Rispetto a questi punti critici, l’iniziativa ufficiale del CAI (Gruppo Regionale del Lazio) ha promosso la stesura di un appello alle amministrazioni competenti, per ottenere audizione e riscontri sul progetto “superski”. L’appello ha, per ora, ottenuto l’appoggio di altre importanti associazioni (WWF, Mountain Wilderness, Uisp Lega montagna, Italia Nostra, Associazione docenti di Storia dell’arte).
L’appello sarà firmato e presentato con un’iniziativa pubblica, programmata per domenica 26 luglio 2009 presso il Rifugio CAI Angelo Sebastiani al Terminillo (Sez. di Rieti). In occasione della firma, la sez. CAI di Rieti guiderà tutti i partecipanti in una breve escursione di verifica “sul campo” dei danni ambientali che il “superski” produrebbe.
Nei giorni successivi alla firma dell’appello, presumibilmente mercoledì 29 luglio, si terrà a Roma una conferenza stampa di presentazione dell’iniziativa, presso la sede di una delle associazioni co-firmatarie (Legambiente o Italia Nostra, ancora da decidere).
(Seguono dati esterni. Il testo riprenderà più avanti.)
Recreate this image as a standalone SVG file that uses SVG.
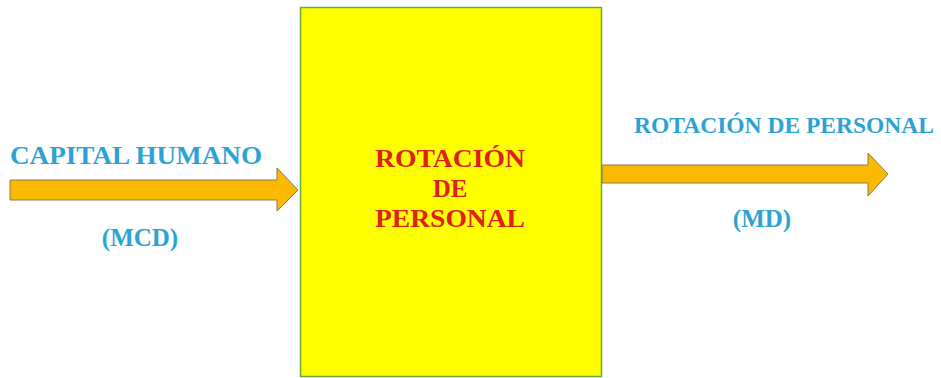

Contemporaneamente, il CAI si fa promotore anche di un lavoro di valore propositivo, che metta al centro l’obiettivo dello sviluppo sostenibile del Terminillo, basato su programmi di tutela e valorizzazione ambientale, di incentivazione delle forme eco-compatibili di impresa turistica, di integrazione delle risorse culturali, ambientali, eno-gastronomiche e turistiche del territorio. Per dimostrare che non solo e non tanto lo sci di pista, quanto il pregio ambientale e culturale complessivo del Terminillo, se adeguatamente conservato e valorizzato, può garantire un futuro alla gente delle “Terre alte” reatine.